======== ENTRIES SUPPLIED ========
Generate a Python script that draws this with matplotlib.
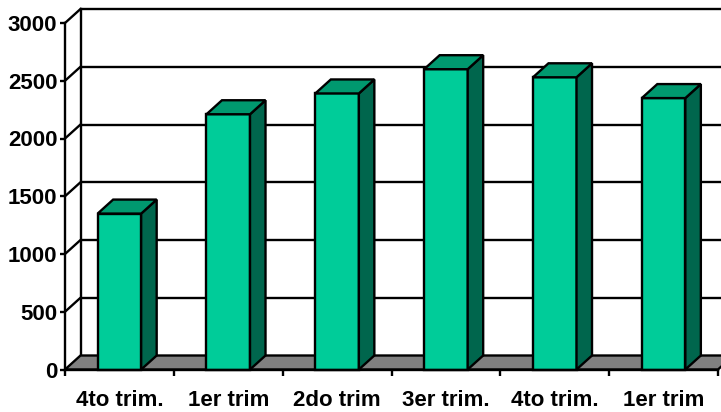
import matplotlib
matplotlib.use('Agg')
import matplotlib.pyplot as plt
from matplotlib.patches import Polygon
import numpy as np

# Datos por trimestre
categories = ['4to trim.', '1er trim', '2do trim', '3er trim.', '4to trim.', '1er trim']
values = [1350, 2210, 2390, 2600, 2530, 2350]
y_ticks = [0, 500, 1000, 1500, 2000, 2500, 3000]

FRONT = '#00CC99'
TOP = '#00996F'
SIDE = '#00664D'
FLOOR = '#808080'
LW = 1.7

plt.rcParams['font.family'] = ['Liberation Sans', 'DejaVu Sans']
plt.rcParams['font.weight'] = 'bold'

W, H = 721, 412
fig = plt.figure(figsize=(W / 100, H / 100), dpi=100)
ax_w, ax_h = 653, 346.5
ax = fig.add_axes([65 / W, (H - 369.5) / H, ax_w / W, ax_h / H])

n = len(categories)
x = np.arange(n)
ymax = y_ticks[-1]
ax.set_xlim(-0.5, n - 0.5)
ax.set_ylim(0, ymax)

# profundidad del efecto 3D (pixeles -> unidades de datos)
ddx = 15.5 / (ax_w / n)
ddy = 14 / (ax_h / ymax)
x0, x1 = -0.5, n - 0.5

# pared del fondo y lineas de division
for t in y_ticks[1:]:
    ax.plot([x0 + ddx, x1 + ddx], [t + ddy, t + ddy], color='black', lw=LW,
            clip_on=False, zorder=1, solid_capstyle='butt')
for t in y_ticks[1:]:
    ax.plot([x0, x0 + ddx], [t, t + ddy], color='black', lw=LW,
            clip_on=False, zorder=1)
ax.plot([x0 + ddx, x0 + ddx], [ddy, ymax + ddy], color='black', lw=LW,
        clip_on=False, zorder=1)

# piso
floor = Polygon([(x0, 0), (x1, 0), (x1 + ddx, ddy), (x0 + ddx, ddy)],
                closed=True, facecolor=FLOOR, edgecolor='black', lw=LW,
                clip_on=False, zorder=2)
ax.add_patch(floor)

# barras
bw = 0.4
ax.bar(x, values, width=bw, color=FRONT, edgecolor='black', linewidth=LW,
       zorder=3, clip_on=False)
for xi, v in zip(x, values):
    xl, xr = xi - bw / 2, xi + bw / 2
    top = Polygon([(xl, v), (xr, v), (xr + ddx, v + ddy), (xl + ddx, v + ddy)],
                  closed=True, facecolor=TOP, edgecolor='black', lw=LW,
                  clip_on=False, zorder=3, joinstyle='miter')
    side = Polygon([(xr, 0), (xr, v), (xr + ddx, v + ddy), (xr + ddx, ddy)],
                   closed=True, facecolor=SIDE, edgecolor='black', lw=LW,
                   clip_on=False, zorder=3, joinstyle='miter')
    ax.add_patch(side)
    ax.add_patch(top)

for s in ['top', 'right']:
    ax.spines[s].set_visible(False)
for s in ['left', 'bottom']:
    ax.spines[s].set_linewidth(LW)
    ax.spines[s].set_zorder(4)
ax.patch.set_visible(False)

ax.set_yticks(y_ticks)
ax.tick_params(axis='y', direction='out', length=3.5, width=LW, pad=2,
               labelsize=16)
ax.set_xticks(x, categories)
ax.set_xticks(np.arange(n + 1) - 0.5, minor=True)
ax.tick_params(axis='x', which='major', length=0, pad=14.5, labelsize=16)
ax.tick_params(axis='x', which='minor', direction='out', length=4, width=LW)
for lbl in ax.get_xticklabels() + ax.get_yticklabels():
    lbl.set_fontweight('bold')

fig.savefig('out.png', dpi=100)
========
======== ENTRIES SUPPLIED ========
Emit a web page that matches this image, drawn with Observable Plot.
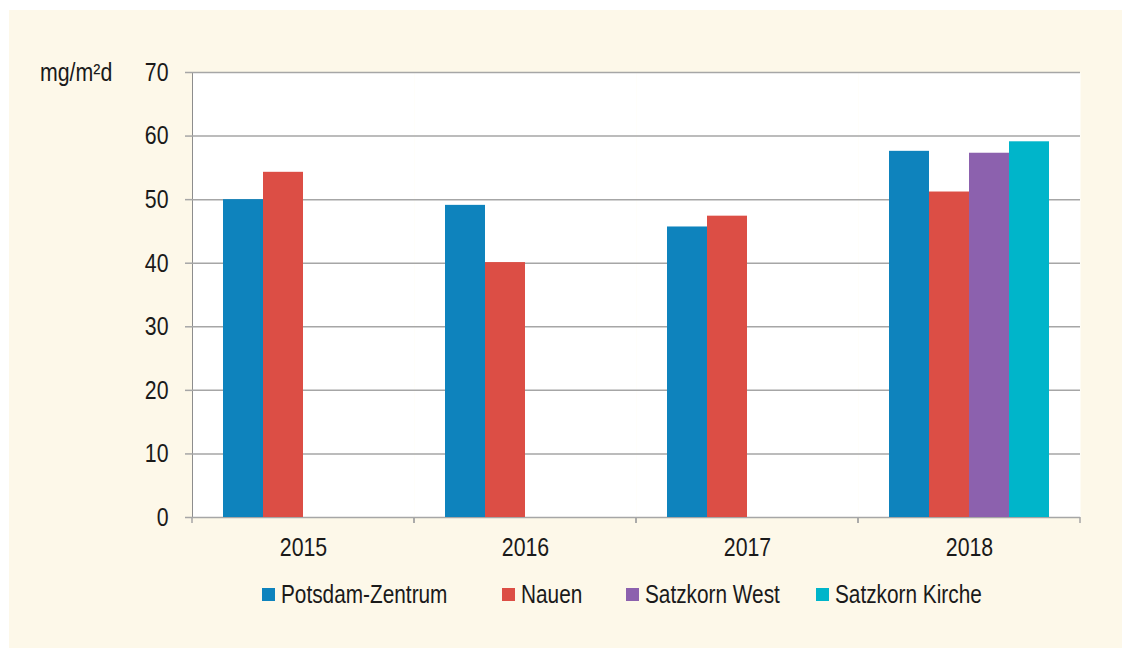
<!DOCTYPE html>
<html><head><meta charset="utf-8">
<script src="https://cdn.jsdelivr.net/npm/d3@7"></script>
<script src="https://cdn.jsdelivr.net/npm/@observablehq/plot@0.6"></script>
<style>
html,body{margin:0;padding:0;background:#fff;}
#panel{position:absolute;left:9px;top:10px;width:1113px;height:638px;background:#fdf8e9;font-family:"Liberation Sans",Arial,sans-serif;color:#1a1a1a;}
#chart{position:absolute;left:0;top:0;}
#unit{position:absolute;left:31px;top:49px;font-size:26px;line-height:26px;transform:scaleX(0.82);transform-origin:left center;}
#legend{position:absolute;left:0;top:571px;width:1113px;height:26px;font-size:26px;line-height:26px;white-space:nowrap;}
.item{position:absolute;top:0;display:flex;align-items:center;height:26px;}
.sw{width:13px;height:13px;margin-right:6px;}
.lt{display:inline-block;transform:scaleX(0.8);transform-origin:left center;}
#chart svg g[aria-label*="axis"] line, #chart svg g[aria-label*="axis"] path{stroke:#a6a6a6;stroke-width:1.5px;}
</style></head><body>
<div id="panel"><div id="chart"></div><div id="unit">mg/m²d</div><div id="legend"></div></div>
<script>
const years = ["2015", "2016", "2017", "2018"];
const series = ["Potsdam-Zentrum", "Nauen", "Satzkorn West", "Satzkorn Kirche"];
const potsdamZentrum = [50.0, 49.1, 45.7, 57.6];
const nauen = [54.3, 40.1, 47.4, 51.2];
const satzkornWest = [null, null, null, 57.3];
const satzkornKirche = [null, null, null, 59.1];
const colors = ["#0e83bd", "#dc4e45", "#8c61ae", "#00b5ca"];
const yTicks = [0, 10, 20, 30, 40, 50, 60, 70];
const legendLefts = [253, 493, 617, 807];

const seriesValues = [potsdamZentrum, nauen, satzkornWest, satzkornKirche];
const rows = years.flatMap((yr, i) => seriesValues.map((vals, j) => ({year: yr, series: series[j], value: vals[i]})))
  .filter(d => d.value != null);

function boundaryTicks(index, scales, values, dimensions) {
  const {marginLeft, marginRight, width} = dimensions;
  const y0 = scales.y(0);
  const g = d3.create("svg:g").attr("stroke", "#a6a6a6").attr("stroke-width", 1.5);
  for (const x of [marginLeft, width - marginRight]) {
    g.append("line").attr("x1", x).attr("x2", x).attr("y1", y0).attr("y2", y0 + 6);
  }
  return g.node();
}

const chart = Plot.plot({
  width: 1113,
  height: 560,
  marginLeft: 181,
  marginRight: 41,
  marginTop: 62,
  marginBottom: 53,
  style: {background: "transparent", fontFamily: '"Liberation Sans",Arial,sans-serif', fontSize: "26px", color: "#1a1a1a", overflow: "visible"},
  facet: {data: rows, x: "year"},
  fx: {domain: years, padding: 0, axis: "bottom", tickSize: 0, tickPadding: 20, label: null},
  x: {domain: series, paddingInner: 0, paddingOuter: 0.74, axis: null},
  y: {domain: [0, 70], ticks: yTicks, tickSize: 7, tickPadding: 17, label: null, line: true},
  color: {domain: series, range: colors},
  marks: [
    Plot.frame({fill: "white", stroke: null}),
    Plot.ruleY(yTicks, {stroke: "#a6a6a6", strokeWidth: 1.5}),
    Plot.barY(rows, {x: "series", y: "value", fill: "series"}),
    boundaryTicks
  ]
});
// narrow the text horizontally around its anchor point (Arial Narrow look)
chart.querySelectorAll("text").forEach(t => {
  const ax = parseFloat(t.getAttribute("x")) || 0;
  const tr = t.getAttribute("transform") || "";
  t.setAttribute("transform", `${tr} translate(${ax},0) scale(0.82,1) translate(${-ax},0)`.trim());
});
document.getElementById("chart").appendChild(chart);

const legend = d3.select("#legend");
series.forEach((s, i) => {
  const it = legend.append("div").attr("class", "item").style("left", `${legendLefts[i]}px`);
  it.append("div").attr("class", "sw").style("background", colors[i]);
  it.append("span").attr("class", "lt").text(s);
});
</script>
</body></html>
========
* [WORK TO BE COMPLETED]
Using the data above, set down each line from the line with "Generate a Python" to the line with "ax.add_patch(floor)" exactly, both ends included, and leave the pictures behind. Nothing else belongs.

* [WRITTEN RESPONSE]
Generate a Python script that draws this with matplotlib.
import matplotlib
matplotlib.use('Agg')
import matplotlib.pyplot as plt
from matplotlib.patches import Polygon
import numpy as np

# Datos por trimestre
categories = ['4to trim.', '1er trim', '2do trim', '3er trim.', '4to trim.', '1er trim']
values = [1350, 2210, 2390, 2600, 2530, 2350]
y_ticks = [0, 500, 1000, 1500, 2000, 2500, 3000]

FRONT = '#00CC99'
TOP = '#00996F'
SIDE = '#00664D'
FLOOR = '#808080'
LW = 1.7

plt.rcParams['font.family'] = ['Liberation Sans', 'DejaVu Sans']
plt.rcParams['font.weight'] = 'bold'

W, H = 721, 412
fig = plt.figure(figsize=(W / 100, H / 100), dpi=100)
ax_w, ax_h = 653, 346.5
ax = fig.add_axes([65 / W, (H - 369.5) / H, ax_w / W, ax_h / H])

n = len(categories)
x = np.arange(n)
ymax = y_ticks[-1]
ax.set_xlim(-0.5, n - 0.5)
ax.set_ylim(0, ymax)

# profundidad del efecto 3D (pixeles -> unidades de datos)
ddx = 15.5 / (ax_w / n)
ddy = 14 / (ax_h / ymax)
x0, x1 = -0.5, n - 0.5

# pared del fondo y lineas de division
for t in y_ticks[1:]:
    ax.plot([x0 + ddx, x1 + ddx], [t + ddy, t + ddy], color='black', lw=LW,
            clip_on=False, zorder=1, solid_capstyle='butt')
for t in y_ticks[1:]:
    ax.plot([x0, x0 + ddx], [t, t + ddy], color='black', lw=LW,
            clip_on=False, zorder=1)
ax.plot([x0 + ddx, x0 + ddx], [ddy, ymax + ddy], color='black', lw=LW,
        clip_on=False, zorder=1)

# piso
floor = Polygon([(x0, 0), (x1, 0), (x1 + ddx, ddy), (x0 + ddx, ddy)],
                closed=True, facecolor=FLOOR, edgecolor='black', lw=LW,
                clip_on=False, zorder=2)
ax.add_patch(floor)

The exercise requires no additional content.